» REQUEST:
Restate, word for word, all of the material shown below.

(Extracted data entries)

------------------------------------------------

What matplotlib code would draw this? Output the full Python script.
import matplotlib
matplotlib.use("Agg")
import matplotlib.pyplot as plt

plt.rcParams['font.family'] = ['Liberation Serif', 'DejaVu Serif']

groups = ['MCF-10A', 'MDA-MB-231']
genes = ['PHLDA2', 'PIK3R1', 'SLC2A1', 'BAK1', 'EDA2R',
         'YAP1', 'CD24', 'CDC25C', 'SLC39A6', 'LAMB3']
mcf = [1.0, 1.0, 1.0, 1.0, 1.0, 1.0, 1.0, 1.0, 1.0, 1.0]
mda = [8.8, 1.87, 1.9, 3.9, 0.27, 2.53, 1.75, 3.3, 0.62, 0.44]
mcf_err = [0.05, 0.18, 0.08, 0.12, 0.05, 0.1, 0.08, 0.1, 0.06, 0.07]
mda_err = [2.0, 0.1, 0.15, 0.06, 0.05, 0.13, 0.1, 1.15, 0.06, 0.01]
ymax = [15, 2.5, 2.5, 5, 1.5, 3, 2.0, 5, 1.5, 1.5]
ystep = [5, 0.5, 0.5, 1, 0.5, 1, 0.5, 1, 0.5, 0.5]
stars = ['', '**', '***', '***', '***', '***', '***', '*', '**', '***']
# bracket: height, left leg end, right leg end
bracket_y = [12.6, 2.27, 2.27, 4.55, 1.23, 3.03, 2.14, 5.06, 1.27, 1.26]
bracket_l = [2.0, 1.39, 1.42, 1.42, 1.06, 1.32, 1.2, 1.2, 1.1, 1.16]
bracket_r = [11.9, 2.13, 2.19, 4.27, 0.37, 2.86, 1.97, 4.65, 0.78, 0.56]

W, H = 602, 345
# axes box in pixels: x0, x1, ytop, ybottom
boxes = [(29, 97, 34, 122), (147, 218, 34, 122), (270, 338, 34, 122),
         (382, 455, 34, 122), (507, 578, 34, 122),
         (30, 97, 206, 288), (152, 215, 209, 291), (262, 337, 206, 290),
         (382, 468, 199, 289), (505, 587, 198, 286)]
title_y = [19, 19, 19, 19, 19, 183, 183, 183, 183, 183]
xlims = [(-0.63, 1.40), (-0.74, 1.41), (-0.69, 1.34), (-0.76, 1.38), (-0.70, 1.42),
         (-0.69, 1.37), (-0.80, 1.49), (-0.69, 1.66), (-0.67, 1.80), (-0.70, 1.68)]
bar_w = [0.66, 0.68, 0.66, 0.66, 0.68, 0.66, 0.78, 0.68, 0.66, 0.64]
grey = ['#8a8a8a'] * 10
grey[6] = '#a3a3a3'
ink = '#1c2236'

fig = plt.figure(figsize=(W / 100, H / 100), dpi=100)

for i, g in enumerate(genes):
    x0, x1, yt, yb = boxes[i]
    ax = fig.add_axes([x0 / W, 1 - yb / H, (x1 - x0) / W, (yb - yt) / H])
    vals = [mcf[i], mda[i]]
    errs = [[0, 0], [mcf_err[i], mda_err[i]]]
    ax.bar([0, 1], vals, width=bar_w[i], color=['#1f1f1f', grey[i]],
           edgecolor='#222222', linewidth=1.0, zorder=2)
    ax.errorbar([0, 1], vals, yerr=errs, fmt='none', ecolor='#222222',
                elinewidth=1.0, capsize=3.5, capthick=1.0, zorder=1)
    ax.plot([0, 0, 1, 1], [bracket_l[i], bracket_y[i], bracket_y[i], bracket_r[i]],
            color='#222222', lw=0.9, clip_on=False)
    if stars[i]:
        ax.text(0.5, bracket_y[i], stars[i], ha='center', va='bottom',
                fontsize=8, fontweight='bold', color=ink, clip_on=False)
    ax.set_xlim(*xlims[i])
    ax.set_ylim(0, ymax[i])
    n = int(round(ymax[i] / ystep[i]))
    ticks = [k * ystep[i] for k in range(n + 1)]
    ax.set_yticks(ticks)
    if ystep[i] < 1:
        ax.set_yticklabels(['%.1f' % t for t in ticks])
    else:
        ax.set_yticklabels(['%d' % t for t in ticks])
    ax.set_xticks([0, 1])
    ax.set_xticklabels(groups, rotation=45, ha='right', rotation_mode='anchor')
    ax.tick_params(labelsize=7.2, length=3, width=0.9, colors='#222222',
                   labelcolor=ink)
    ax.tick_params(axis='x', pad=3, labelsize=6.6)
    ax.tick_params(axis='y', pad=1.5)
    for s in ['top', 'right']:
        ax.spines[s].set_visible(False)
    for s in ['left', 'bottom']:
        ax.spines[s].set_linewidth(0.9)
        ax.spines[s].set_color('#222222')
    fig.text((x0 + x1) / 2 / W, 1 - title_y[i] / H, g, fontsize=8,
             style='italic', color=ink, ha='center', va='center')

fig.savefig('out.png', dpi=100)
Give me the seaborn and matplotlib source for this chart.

------------------------------------------------

» SOLUTION TO THIS TASK:
What matplotlib code would draw this? Output the full Python script.
import matplotlib
matplotlib.use("Agg")
import matplotlib.pyplot as plt

plt.rcParams['font.family'] = ['Liberation Serif', 'DejaVu Serif']

groups = ['MCF-10A', 'MDA-MB-231']
genes = ['PHLDA2', 'PIK3R1', 'SLC2A1', 'BAK1', 'EDA2R',
         'YAP1', 'CD24', 'CDC25C', 'SLC39A6', 'LAMB3']
mcf = [1.0, 1.0, 1.0, 1.0, 1.0, 1.0, 1.0, 1.0, 1.0, 1.0]
mda = [8.8, 1.87, 1.9, 3.9, 0.27, 2.53, 1.75, 3.3, 0.62, 0.44]
mcf_err = [0.05, 0.18, 0.08, 0.12, 0.05, 0.1, 0.08, 0.1, 0.06, 0.07]
mda_err = [2.0, 0.1, 0.15, 0.06, 0.05, 0.13, 0.1, 1.15, 0.06, 0.01]
ymax = [15, 2.5, 2.5, 5, 1.5, 3, 2.0, 5, 1.5, 1.5]
ystep = [5, 0.5, 0.5, 1, 0.5, 1, 0.5, 1, 0.5, 0.5]
stars = ['', '**', '***', '***', '***', '***', '***', '*', '**', '***']
# bracket: height, left leg end, right leg end
bracket_y = [12.6, 2.27, 2.27, 4.55, 1.23, 3.03, 2.14, 5.06, 1.27, 1.26]
bracket_l = [2.0, 1.39, 1.42, 1.42, 1.06, 1.32, 1.2, 1.2, 1.1, 1.16]
bracket_r = [11.9, 2.13, 2.19, 4.27, 0.37, 2.86, 1.97, 4.65, 0.78, 0.56]

W, H = 602, 345
# axes box in pixels: x0, x1, ytop, ybottom
boxes = [(29, 97, 34, 122), (147, 218, 34, 122), (270, 338, 34, 122),
         (382, 455, 34, 122), (507, 578, 34, 122),
         (30, 97, 206, 288), (152, 215, 209, 291), (262, 337, 206, 290),
         (382, 468, 199, 289), (505, 587, 198, 286)]
title_y = [19, 19, 19, 19, 19, 183, 183, 183, 183, 183]
xlims = [(-0.63, 1.40), (-0.74, 1.41), (-0.69, 1.34), (-0.76, 1.38), (-0.70, 1.42),
         (-0.69, 1.37), (-0.80, 1.49), (-0.69, 1.66), (-0.67, 1.80), (-0.70, 1.68)]
bar_w = [0.66, 0.68, 0.66, 0.66, 0.68, 0.66, 0.78, 0.68, 0.66, 0.64]
grey = ['#8a8a8a'] * 10
grey[6] = '#a3a3a3'
ink = '#1c2236'

fig = plt.figure(figsize=(W / 100, H / 100), dpi=100)

for i, g in enumerate(genes):
    x0, x1, yt, yb = boxes[i]
    ax = fig.add_axes([x0 / W, 1 - yb / H, (x1 - x0) / W, (yb - yt) / H])
    vals = [mcf[i], mda[i]]
    errs = [[0, 0], [mcf_err[i], mda_err[i]]]
    ax.bar([0, 1], vals, width=bar_w[i], color=['#1f1f1f', grey[i]],
           edgecolor='#222222', linewidth=1.0, zorder=2)
    ax.errorbar([0, 1], vals, yerr=errs, fmt='none', ecolor='#222222',
                elinewidth=1.0, capsize=3.5, capthick=1.0, zorder=1)
    ax.plot([0, 0, 1, 1], [bracket_l[i], bracket_y[i], bracket_y[i], bracket_r[i]],
            color='#222222', lw=0.9, clip_on=False)
    if stars[i]:
        ax.text(0.5, bracket_y[i], stars[i], ha='center', va='bottom',
                fontsize=8, fontweight='bold', color=ink, clip_on=False)
    ax.set_xlim(*xlims[i])
    ax.set_ylim(0, ymax[i])
    n = int(round(ymax[i] / ystep[i]))
    ticks = [k * ystep[i] for k in range(n + 1)]
    ax.set_yticks(ticks)
    if ystep[i] < 1:
        ax.set_yticklabels(['%.1f' % t for t in ticks])
    else:
        ax.set_yticklabels(['%d' % t for t in ticks])
    ax.set_xticks([0, 1])
    ax.set_xticklabels(groups, rotation=45, ha='right', rotation_mode='anchor')
    ax.tick_params(labelsize=7.2, length=3, width=0.9, colors='#222222',
                   labelcolor=ink)
    ax.tick_params(axis='x', pad=3, labelsize=6.6)
    ax.tick_params(axis='y', pad=1.5)
    for s in ['top', 'right']:
        ax.spines[s].set_visible(False)
    for s in ['left', 'bottom']:
        ax.spines[s].set_linewidth(0.9)
        ax.spines[s].set_color('#222222')
    fig.text((x0 + x1) / 2 / W, 1 - title_y[i] / H, g, fontsize=8,
             style='italic', color=ink, ha='center', va='center')

fig.savefig('out.png', dpi=100)
Give me the seaborn and matplotlib source for this chart.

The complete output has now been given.